- **AIM OF THE TASK**: Omit all pictures and transcribe only the lines in the entries below that run from the line with "What TikZ code" through the line with "(402,6) -- (402,673);".

•••

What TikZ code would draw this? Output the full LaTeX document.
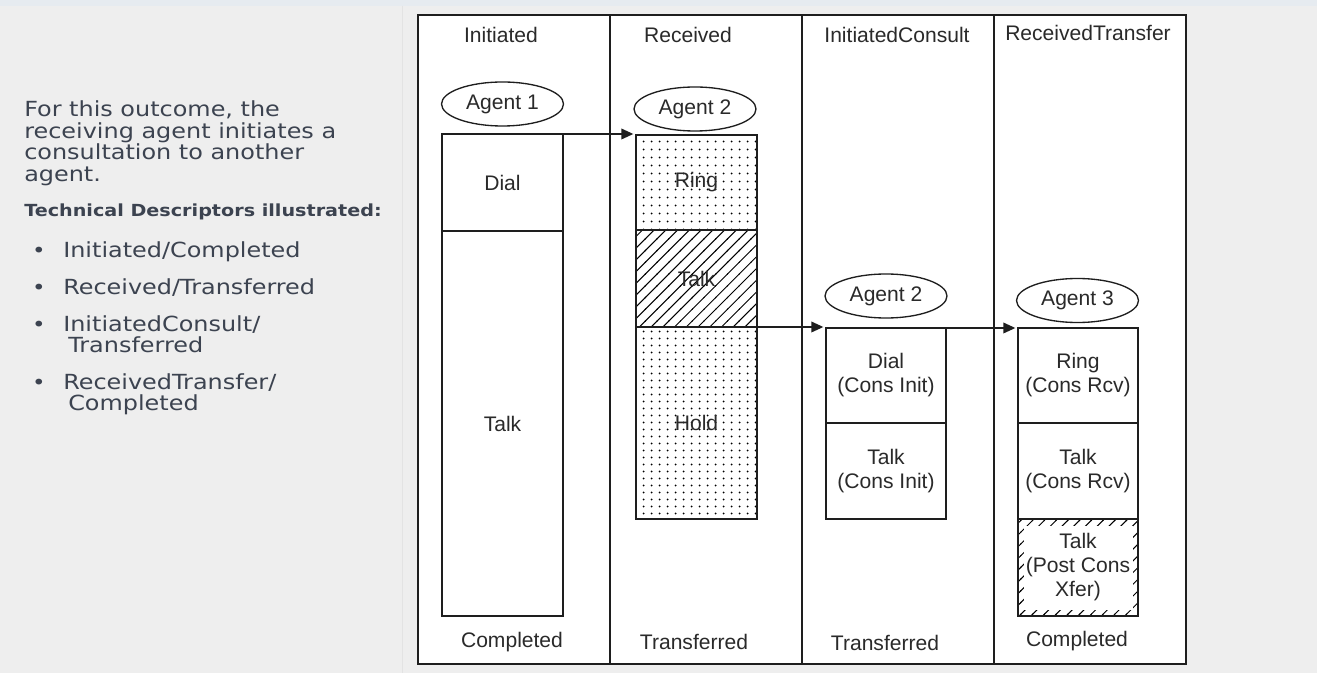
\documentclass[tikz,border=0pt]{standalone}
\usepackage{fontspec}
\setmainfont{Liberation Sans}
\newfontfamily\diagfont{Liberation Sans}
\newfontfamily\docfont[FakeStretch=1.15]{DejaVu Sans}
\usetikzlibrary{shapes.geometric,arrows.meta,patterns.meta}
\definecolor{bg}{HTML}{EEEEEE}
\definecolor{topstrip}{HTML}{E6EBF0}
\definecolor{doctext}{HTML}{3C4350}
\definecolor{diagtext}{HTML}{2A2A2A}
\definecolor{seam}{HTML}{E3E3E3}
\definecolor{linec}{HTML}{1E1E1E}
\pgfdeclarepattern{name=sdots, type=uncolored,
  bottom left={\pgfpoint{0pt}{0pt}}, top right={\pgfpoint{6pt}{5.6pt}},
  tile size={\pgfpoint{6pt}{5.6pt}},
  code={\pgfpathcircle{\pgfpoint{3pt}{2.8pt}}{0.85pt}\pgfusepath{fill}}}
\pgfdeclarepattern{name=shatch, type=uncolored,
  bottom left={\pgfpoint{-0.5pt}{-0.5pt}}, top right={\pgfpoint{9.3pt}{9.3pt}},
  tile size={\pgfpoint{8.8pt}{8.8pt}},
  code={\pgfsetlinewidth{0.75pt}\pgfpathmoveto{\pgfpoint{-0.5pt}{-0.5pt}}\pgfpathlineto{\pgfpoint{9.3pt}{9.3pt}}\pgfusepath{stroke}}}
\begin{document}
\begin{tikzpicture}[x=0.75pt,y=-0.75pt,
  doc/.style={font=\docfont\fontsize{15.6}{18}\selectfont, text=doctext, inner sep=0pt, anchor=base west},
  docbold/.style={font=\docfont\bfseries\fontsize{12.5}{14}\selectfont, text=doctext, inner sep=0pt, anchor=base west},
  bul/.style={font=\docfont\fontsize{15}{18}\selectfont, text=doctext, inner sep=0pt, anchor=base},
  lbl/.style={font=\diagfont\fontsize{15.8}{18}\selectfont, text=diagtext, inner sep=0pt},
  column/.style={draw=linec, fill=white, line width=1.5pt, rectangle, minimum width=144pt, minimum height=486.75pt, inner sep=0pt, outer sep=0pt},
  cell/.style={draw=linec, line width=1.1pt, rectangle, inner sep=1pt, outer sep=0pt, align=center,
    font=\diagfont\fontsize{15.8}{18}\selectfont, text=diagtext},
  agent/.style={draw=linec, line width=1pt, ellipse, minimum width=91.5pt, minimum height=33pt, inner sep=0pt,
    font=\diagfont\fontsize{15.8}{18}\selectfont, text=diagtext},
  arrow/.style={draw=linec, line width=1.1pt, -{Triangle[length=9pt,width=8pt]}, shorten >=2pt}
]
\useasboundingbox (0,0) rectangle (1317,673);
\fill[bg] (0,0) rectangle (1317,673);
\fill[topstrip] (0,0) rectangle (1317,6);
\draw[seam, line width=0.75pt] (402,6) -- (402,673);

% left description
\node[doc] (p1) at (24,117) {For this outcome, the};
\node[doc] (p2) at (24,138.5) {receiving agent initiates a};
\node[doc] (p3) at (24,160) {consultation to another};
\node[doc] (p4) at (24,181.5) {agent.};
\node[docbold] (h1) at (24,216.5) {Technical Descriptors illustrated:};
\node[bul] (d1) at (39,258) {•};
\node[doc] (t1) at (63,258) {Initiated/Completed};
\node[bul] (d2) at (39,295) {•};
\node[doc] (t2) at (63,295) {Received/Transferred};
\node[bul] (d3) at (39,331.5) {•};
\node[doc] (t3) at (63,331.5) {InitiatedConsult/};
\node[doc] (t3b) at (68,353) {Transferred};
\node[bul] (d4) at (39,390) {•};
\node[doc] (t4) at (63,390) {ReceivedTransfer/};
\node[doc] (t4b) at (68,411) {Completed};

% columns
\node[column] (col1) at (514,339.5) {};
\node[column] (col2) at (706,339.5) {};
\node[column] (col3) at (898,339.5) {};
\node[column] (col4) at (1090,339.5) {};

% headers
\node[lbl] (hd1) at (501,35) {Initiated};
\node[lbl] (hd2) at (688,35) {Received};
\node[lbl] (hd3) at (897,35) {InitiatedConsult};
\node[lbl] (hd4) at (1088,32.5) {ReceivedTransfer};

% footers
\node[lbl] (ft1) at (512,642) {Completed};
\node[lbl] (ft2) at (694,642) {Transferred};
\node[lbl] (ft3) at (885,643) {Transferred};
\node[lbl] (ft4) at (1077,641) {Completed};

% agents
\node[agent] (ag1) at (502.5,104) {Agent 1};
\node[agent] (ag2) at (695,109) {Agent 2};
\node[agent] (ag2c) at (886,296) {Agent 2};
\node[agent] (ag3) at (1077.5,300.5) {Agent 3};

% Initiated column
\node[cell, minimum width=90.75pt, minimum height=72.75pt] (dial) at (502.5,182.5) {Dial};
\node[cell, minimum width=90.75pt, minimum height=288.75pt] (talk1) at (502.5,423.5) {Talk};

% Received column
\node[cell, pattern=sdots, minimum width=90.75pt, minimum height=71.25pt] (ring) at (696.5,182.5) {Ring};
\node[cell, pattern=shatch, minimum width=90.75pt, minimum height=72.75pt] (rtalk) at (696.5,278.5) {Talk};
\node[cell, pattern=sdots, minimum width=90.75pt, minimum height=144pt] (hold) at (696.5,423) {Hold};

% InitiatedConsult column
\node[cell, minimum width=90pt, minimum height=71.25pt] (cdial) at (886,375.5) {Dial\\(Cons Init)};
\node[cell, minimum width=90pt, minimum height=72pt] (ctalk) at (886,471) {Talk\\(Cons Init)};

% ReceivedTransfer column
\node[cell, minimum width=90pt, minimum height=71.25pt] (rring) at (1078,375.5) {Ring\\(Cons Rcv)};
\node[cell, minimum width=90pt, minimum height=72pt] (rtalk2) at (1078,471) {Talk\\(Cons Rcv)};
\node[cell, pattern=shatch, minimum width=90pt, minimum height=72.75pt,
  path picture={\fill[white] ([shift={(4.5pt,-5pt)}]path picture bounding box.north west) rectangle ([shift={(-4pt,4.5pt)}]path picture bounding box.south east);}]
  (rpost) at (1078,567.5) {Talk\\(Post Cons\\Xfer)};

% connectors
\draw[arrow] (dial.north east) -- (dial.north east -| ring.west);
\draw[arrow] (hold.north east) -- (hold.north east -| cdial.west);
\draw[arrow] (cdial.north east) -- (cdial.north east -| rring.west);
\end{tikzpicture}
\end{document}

•••

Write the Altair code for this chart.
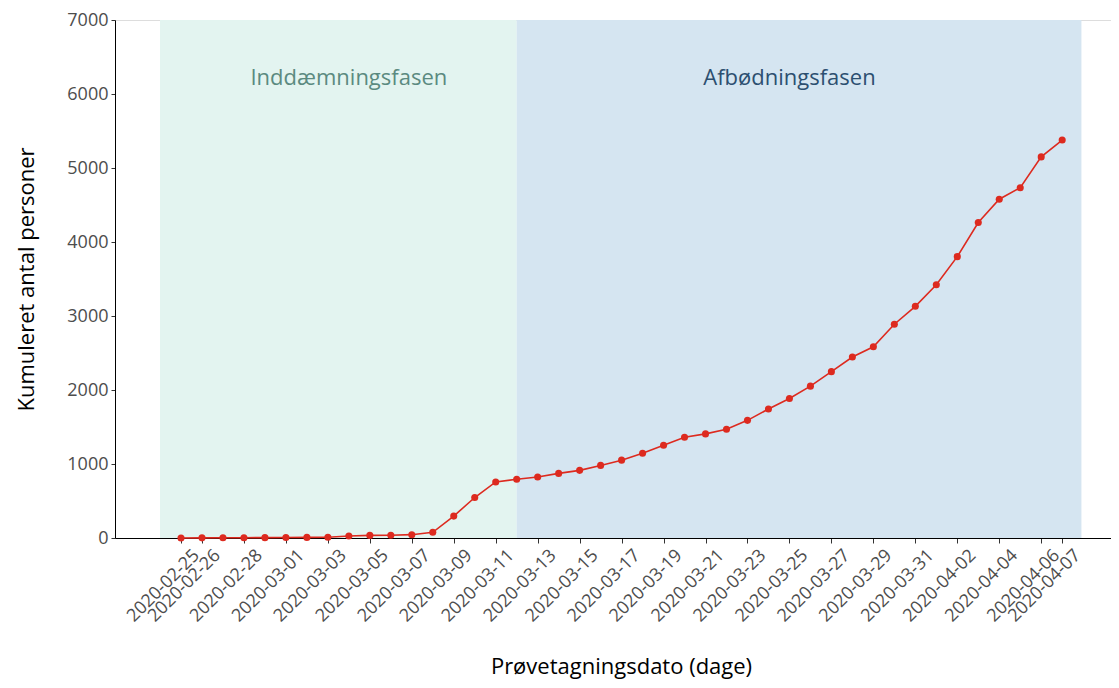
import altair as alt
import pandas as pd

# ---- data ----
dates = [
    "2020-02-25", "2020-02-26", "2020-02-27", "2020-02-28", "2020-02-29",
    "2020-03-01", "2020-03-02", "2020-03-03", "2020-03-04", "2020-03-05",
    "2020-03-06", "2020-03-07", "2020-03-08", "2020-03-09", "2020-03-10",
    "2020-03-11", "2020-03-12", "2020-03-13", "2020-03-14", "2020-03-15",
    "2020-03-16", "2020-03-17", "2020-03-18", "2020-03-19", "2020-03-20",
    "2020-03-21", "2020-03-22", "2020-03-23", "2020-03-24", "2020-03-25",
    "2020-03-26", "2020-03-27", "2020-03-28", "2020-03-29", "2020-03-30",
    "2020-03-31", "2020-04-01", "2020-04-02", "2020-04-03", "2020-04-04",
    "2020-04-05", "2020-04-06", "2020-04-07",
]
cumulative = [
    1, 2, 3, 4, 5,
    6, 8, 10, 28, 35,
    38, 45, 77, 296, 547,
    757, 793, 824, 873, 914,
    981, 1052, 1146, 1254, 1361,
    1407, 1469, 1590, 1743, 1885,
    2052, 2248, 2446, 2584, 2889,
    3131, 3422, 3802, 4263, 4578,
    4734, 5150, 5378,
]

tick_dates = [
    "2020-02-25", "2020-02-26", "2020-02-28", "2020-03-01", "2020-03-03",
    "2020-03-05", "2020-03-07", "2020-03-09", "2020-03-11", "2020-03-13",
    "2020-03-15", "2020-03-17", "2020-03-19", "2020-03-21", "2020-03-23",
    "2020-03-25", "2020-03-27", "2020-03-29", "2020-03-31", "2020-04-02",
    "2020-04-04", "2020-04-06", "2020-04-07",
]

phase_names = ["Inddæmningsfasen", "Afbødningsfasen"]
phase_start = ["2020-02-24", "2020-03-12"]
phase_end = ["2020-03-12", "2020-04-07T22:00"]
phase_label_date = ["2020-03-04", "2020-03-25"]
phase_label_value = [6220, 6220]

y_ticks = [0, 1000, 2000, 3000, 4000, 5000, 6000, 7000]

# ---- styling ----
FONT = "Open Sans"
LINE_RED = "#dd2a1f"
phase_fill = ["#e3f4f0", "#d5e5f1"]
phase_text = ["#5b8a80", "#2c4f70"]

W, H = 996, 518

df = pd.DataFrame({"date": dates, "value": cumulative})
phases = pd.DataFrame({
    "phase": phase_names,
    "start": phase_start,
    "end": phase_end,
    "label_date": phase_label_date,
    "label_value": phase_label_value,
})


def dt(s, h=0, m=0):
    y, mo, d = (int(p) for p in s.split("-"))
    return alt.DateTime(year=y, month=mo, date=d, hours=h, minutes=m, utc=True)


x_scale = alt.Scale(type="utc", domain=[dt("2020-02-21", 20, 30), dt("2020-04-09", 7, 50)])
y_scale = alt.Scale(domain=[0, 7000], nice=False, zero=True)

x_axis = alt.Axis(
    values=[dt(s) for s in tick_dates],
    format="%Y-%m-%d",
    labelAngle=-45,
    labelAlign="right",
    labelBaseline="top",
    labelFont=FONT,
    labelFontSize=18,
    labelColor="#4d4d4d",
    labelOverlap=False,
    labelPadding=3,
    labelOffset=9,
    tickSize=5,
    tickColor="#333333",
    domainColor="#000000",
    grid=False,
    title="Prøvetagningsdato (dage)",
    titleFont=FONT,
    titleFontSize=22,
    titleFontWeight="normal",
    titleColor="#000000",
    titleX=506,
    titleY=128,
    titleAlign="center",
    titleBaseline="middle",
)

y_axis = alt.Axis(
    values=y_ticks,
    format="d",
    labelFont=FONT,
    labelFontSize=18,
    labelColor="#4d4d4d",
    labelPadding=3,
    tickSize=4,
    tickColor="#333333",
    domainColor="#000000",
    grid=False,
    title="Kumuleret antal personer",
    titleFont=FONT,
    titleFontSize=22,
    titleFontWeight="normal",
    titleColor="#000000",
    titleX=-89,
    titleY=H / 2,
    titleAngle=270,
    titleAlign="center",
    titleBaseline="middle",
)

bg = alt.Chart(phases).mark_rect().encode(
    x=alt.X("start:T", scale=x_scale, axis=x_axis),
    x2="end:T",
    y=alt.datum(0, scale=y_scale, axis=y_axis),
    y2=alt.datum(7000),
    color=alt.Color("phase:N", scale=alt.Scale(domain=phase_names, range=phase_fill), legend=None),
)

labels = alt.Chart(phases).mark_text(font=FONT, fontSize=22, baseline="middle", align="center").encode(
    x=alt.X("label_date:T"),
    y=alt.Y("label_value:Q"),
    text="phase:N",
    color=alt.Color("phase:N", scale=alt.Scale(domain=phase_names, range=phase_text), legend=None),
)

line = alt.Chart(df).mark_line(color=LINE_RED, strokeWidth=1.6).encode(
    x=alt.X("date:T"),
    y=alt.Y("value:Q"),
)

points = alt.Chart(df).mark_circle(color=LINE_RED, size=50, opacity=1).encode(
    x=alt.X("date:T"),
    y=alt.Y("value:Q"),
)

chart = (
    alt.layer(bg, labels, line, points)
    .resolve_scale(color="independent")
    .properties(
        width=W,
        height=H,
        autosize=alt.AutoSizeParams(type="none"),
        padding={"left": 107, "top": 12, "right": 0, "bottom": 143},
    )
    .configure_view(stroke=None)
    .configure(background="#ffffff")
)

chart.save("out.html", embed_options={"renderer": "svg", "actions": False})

•••

- **EXERCISE SOLUTION**:
What TikZ code would draw this? Output the full LaTeX document.
\documentclass[tikz,border=0pt]{standalone}
\usepackage{fontspec}
\setmainfont{Liberation Sans}
\newfontfamily\diagfont{Liberation Sans}
\newfontfamily\docfont[FakeStretch=1.15]{DejaVu Sans}
\usetikzlibrary{shapes.geometric,arrows.meta,patterns.meta}
\definecolor{bg}{HTML}{EEEEEE}
\definecolor{topstrip}{HTML}{E6EBF0}
\definecolor{doctext}{HTML}{3C4350}
\definecolor{diagtext}{HTML}{2A2A2A}
\definecolor{seam}{HTML}{E3E3E3}
\definecolor{linec}{HTML}{1E1E1E}
\pgfdeclarepattern{name=sdots, type=uncolored,
  bottom left={\pgfpoint{0pt}{0pt}}, top right={\pgfpoint{6pt}{5.6pt}},
  tile size={\pgfpoint{6pt}{5.6pt}},
  code={\pgfpathcircle{\pgfpoint{3pt}{2.8pt}}{0.85pt}\pgfusepath{fill}}}
\pgfdeclarepattern{name=shatch, type=uncolored,
  bottom left={\pgfpoint{-0.5pt}{-0.5pt}}, top right={\pgfpoint{9.3pt}{9.3pt}},
  tile size={\pgfpoint{8.8pt}{8.8pt}},
  code={\pgfsetlinewidth{0.75pt}\pgfpathmoveto{\pgfpoint{-0.5pt}{-0.5pt}}\pgfpathlineto{\pgfpoint{9.3pt}{9.3pt}}\pgfusepath{stroke}}}
\begin{document}
\begin{tikzpicture}[x=0.75pt,y=-0.75pt,
  doc/.style={font=\docfont\fontsize{15.6}{18}\selectfont, text=doctext, inner sep=0pt, anchor=base west},
  docbold/.style={font=\docfont\bfseries\fontsize{12.5}{14}\selectfont, text=doctext, inner sep=0pt, anchor=base west},
  bul/.style={font=\docfont\fontsize{15}{18}\selectfont, text=doctext, inner sep=0pt, anchor=base},
  lbl/.style={font=\diagfont\fontsize{15.8}{18}\selectfont, text=diagtext, inner sep=0pt},
  column/.style={draw=linec, fill=white, line width=1.5pt, rectangle, minimum width=144pt, minimum height=486.75pt, inner sep=0pt, outer sep=0pt},
  cell/.style={draw=linec, line width=1.1pt, rectangle, inner sep=1pt, outer sep=0pt, align=center,
    font=\diagfont\fontsize{15.8}{18}\selectfont, text=diagtext},
  agent/.style={draw=linec, line width=1pt, ellipse, minimum width=91.5pt, minimum height=33pt, inner sep=0pt,
    font=\diagfont\fontsize{15.8}{18}\selectfont, text=diagtext},
  arrow/.style={draw=linec, line width=1.1pt, -{Triangle[length=9pt,width=8pt]}, shorten >=2pt}
]
\useasboundingbox (0,0) rectangle (1317,673);
\fill[bg] (0,0) rectangle (1317,673);
\fill[topstrip] (0,0) rectangle (1317,6);
\draw[seam, line width=0.75pt] (402,6) -- (402,673);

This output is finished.